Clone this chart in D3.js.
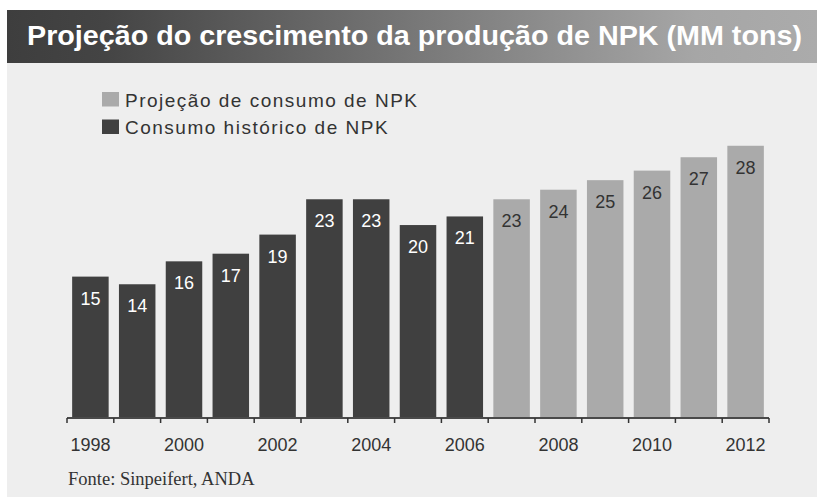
<html>
<head>
<meta charset="utf-8">
<script src="https://d3js.org/d3.v7.min.js"></script>
<style>
body {
    margin: 0;
    background: #ffffff;
}

.chart text {
    font-family: "Liberation Sans", Arial, sans-serif;
}

.chart .title {
    fill: #ffffff;
    font-size: 27px;
    font-weight: bold;
}

.chart .legend text {
    fill: #333333;
    font-size: 19px;
    letter-spacing: 1.5px;
}

.chart text.barlabel {
    font-size: 18px;
    text-anchor: middle;
}

.chart .axis text {
    fill: #333333;
    font-size: 18px;
}

.chart .source {
    fill: #333333;
    font-family: "Liberation Serif", "Times New Roman", serif;
    font-size: 18.5px;
}
</style>
</head>
<body>

<script type="text/javascript">

// data (labels show the rounded value)
var years = [1998, 1999, 2000, 2001, 2002, 2003, 2004, 2005, 2006, 2007, 2008, 2009, 2010, 2011, 2012];
var values = [14.7, 13.9, 16.3, 17.1, 19.1, 22.8, 22.8, 20.1, 21.0, 22.8, 23.8, 24.8, 25.8, 27.2, 28.4];
var series = ["Consumo histórico de NPK", "Consumo histórico de NPK", "Consumo histórico de NPK",
              "Consumo histórico de NPK", "Consumo histórico de NPK", "Consumo histórico de NPK",
              "Consumo histórico de NPK", "Consumo histórico de NPK", "Consumo histórico de NPK",
              "Projeção de consumo de NPK", "Projeção de consumo de NPK", "Projeção de consumo de NPK",
              "Projeção de consumo de NPK", "Projeção de consumo de NPK", "Projeção de consumo de NPK"];
var legendNames = ["Projeção de consumo de NPK", "Consumo histórico de NPK"];
var tickYears = [1998, 2000, 2002, 2004, 2006, 2008, 2010, 2012];
var title = "Projeção do crescimento da produção de NPK (MM tons)";
var source = "Fonte: Sinpeifert, ANDA";

var width = 817;
var height = 497;

var color = d3.scaleOrdinal()
    .domain(legendNames)
    .range(["#aaaaaa", "#404040"]);
var labelColor = d3.scaleOrdinal()
    .domain(legendNames)
    .range(["#333333", "#ffffff"]);

var svg = d3.select("body").append("svg")
    .attr("width", width)
    .attr("height", height)
    .attr("class", "chart");

// background panel
svg.append("rect")
    .attr("x", 7).attr("y", 10)
    .attr("width", width - 7).attr("height", 487)
    .attr("fill", "#eeeeee");

// title bar with grey gradient
var grad = svg.append("defs").append("linearGradient")
    .attr("id", "titlegrad")
    .attr("x1", "0%").attr("x2", "100%");
grad.append("stop").attr("offset", "0%").attr("stop-color", "#3e3e3e");
grad.append("stop").attr("offset", "12%").attr("stop-color", "#444444");
grad.append("stop").attr("offset", "85%").attr("stop-color", "#a6a6a6");
grad.append("stop").attr("offset", "100%").attr("stop-color", "#ababab");

svg.append("rect")
    .attr("x", 7).attr("y", 10)
    .attr("width", width - 7).attr("height", 53)
    .attr("fill", "url(#titlegrad)");

svg.append("text")
    .attr("class", "title")
    .attr("x", 27)
    .attr("y", 45)
    .attr("textLength", 775)
    .attr("lengthAdjust", "spacingAndGlyphs")
    .text(title);

// legend
var legend = svg.append("g")
    .attr("class", "legend")
    .selectAll("g")
    .data(legendNames)
  .enter().append("g")
    .attr("transform", function(d, i) { return "translate(102," + (92 + i * 27.5) + ")"; });

legend.append("rect")
    .attr("width", 17)
    .attr("height", 14.5)
    .attr("fill", function(d) { return color(d); });

legend.append("text")
    .attr("x", 23)
    .attr("y", 14.5)
    .text(function(d) { return d; });

// scales
var x = d3.scaleBand()
    .domain(years)
    .range([67, 769])
    .paddingInner(0.22)
    .paddingOuter(0.11);

var y = d3.scaleLinear()
    .domain([0, 30])
    .range([417, 130.5]);

// bars
var bar = svg.append("g")
    .selectAll("g")
    .data(years)
  .enter().append("g")
    .attr("transform", function(d) { return "translate(" + x(d) + ",0)"; });

bar.append("rect")
    .attr("y", function(d, i) { return y(values[i]); })
    .attr("width", x.bandwidth())
    .attr("height", function(d, i) { return y(0) - y(values[i]); })
    .attr("fill", function(d, i) { return color(series[i]); });

bar.append("text")
    .attr("class", "barlabel")
    .attr("x", x.bandwidth() / 2)
    .attr("y", function(d, i) { return y(values[i]) + 28; })
    .attr("fill", function(d, i) { return labelColor(series[i]); })
    .text(function(d, i) { return d3.format(".0f")(values[i]); });

// x axis: labels under every other year
var axis = svg.append("g")
    .attr("class", "x axis")
    .attr("transform", "translate(0," + y(0) + ")")
    .call(
        d3.axisBottom(x)
            .tickValues(tickYears)
            .tickSize(0)
            .tickPadding(21)
    );
axis.select(".domain").remove();

axis.append("line")
    .attr("x1", x.range()[0])
    .attr("x2", x.range()[1])
    .attr("y1", 1)
    .attr("y2", 1)
    .attr("stroke", "#4a4a4a")
    .attr("stroke-width", 2);

// small ticks on the band edges
var edges = years.map(function(d) { return x(d) - x.step() * x.paddingOuter(); });
edges.push(x.range()[1]);

axis.selectAll("line.edge")
    .data(edges)
  .enter().append("line")
    .attr("class", "edge")
    .attr("x1", function(d) { return d; })
    .attr("x2", function(d) { return d; })
    .attr("y1", 1)
    .attr("y2", 6)
    .attr("stroke", "#333333")
    .attr("stroke-width", 1.5);

// source note
svg.append("text")
    .attr("class", "source")
    .attr("x", 68)
    .attr("y", 485)
    .text(source);

</script>

</body>
</html>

__Description of the task__
In your copy, leave out the pictures and reproduce the material above exactly.

__Exercise output__
Clone this chart in D3.js.
<html>
<head>
<meta charset="utf-8">
<script src="https://d3js.org/d3.v7.min.js"></script>
<style>
body {
    margin: 0;
    background: #ffffff;
}

.chart text {
    font-family: "Liberation Sans", Arial, sans-serif;
}

.chart .title {
    fill: #ffffff;
    font-size: 27px;
    font-weight: bold;
}

.chart .legend text {
    fill: #333333;
    font-size: 19px;
    letter-spacing: 1.5px;
}

.chart text.barlabel {
    font-size: 18px;
    text-anchor: middle;
}

.chart .axis text {
    fill: #333333;
    font-size: 18px;
}

.chart .source {
    fill: #333333;
    font-family: "Liberation Serif", "Times New Roman", serif;
    font-size: 18.5px;
}
</style>
</head>
<body>

<script type="text/javascript">

// data (labels show the rounded value)
var years = [1998, 1999, 2000, 2001, 2002, 2003, 2004, 2005, 2006, 2007, 2008, 2009, 2010, 2011, 2012];
var values = [14.7, 13.9, 16.3, 17.1, 19.1, 22.8, 22.8, 20.1, 21.0, 22.8, 23.8, 24.8, 25.8, 27.2, 28.4];
var series = ["Consumo histórico de NPK", "Consumo histórico de NPK", "Consumo histórico de NPK",
              "Consumo histórico de NPK", "Consumo histórico de NPK", "Consumo histórico de NPK",
              "Consumo histórico de NPK", "Consumo histórico de NPK", "Consumo histórico de NPK",
              "Projeção de consumo de NPK", "Projeção de consumo de NPK", "Projeção de consumo de NPK",
              "Projeção de consumo de NPK", "Projeção de consumo de NPK", "Projeção de consumo de NPK"];
var legendNames = ["Projeção de consumo de NPK", "Consumo histórico de NPK"];
var tickYears = [1998, 2000, 2002, 2004, 2006, 2008, 2010, 2012];
var title = "Projeção do crescimento da produção de NPK (MM tons)";
var source = "Fonte: Sinpeifert, ANDA";

var width = 817;
var height = 497;

var color = d3.scaleOrdinal()
    .domain(legendNames)
    .range(["#aaaaaa", "#404040"]);
var labelColor = d3.scaleOrdinal()
    .domain(legendNames)
    .range(["#333333", "#ffffff"]);

var svg = d3.select("body").append("svg")
    .attr("width", width)
    .attr("height", height)
    .attr("class", "chart");

// background panel
svg.append("rect")
    .attr("x", 7).attr("y", 10)
    .attr("width", width - 7).attr("height", 487)
    .attr("fill", "#eeeeee");

// title bar with grey gradient
var grad = svg.append("defs").append("linearGradient")
    .attr("id", "titlegrad")
    .attr("x1", "0%").attr("x2", "100%");
grad.append("stop").attr("offset", "0%").attr("stop-color", "#3e3e3e");
grad.append("stop").attr("offset", "12%").attr("stop-color", "#444444");
grad.append("stop").attr("offset", "85%").attr("stop-color", "#a6a6a6");
grad.append("stop").attr("offset", "100%").attr("stop-color", "#ababab");

svg.append("rect")
    .attr("x", 7).attr("y", 10)
    .attr("width", width - 7).attr("height", 53)
    .attr("fill", "url(#titlegrad)");

svg.append("text")
    .attr("class", "title")
    .attr("x", 27)
    .attr("y", 45)
    .attr("textLength", 775)
    .attr("lengthAdjust", "spacingAndGlyphs")
    .text(title);

// legend
var legend = svg.append("g")
    .attr("class", "legend")
    .selectAll("g")
    .data(legendNames)
  .enter().append("g")
    .attr("transform", function(d, i) { return "translate(102," + (92 + i * 27.5) + ")"; });

legend.append("rect")
    .attr("width", 17)
    .attr("height", 14.5)
    .attr("fill", function(d) { return color(d); });

legend.append("text")
    .attr("x", 23)
    .attr("y", 14.5)
    .text(function(d) { return d; });

// scales
var x = d3.scaleBand()
    .domain(years)
    .range([67, 769])
    .paddingInner(0.22)
    .paddingOuter(0.11);

var y = d3.scaleLinear()
    .domain([0, 30])
    .range([417, 130.5]);

// bars
var bar = svg.append("g")
    .selectAll("g")
    .data(years)
  .enter().append("g")
    .attr("transform", function(d) { return "translate(" + x(d) + ",0)"; });

bar.append("rect")
    .attr("y", function(d, i) { return y(values[i]); })
    .attr("width", x.bandwidth())
    .attr("height", function(d, i) { return y(0) - y(values[i]); })
    .attr("fill", function(d, i) { return color(series[i]); });

bar.append("text")
    .attr("class", "barlabel")
    .attr("x", x.bandwidth() / 2)
    .attr("y", function(d, i) { return y(values[i]) + 28; })
    .attr("fill", function(d, i) { return labelColor(series[i]); })
    .text(function(d, i) { return d3.format(".0f")(values[i]); });

// x axis: labels under every other year
var axis = svg.append("g")
    .attr("class", "x axis")
    .attr("transform", "translate(0," + y(0) + ")")
    .call(
        d3.axisBottom(x)
            .tickValues(tickYears)
            .tickSize(0)
            .tickPadding(21)
    );
axis.select(".domain").remove();

axis.append("line")
    .attr("x1", x.range()[0])
    .attr("x2", x.range()[1])
    .attr("y1", 1)
    .attr("y2", 1)
    .attr("stroke", "#4a4a4a")
    .attr("stroke-width", 2);

// small ticks on the band edges
var edges = years.map(function(d) { return x(d) - x.step() * x.paddingOuter(); });
edges.push(x.range()[1]);

axis.selectAll("line.edge")
    .data(edges)
  .enter().append("line")
    .attr("class", "edge")
    .attr("x1", function(d) { return d; })
    .attr("x2", function(d) { return d; })
    .attr("y1", 1)
    .attr("y2", 6)
    .attr("stroke", "#333333")
    .attr("stroke-width", 1.5);

// source note
svg.append("text")
    .attr("class", "source")
    .attr("x", 68)
    .attr("y", 485)
    .text(source);

</script>

</body>
</html>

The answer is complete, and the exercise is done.